_Data for the task_:
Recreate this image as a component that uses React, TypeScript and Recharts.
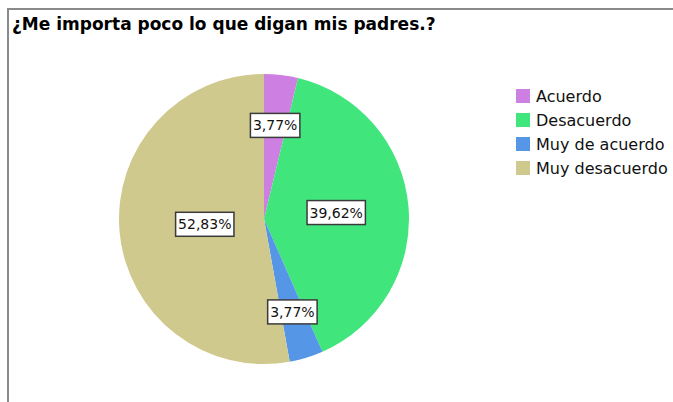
* * *
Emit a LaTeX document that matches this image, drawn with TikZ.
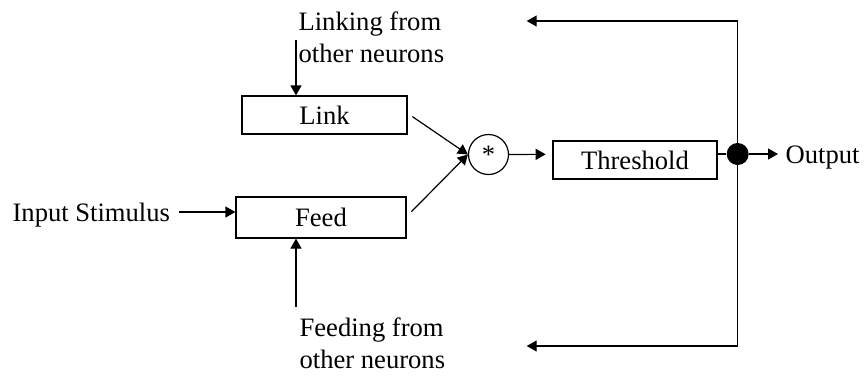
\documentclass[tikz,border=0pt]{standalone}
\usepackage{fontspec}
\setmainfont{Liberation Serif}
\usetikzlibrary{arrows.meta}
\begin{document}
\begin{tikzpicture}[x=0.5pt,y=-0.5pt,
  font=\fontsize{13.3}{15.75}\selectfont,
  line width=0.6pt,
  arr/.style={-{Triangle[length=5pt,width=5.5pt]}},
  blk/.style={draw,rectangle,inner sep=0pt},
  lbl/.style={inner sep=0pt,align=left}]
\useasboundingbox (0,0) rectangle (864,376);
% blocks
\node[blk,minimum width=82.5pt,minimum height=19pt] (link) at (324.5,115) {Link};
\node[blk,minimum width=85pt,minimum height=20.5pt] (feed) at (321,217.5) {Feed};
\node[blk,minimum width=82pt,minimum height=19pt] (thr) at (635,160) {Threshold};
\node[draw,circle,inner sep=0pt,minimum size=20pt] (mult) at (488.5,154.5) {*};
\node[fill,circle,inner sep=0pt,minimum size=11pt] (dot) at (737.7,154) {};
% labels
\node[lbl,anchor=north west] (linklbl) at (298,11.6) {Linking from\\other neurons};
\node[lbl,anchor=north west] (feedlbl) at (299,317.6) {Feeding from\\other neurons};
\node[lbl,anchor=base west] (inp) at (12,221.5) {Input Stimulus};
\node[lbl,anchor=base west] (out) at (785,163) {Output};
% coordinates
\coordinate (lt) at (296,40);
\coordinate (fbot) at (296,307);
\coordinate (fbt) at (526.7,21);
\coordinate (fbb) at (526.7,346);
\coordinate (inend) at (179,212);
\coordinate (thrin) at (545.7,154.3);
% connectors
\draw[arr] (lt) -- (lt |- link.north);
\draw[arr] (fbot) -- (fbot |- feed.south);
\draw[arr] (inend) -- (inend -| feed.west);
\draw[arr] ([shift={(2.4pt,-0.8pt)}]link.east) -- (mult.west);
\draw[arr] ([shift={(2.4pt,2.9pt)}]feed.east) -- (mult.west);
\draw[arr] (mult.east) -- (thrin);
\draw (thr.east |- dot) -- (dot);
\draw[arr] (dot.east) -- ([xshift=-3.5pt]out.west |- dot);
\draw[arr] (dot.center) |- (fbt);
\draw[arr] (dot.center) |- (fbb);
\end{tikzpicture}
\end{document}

_Problem to solve_: In the entries above, find lines with "that" and copy each.

_Worked solution_:
Recreate this image as a component that uses React, TypeScript and Recharts.
Emit a LaTeX document that matches this image, drawn with TikZ.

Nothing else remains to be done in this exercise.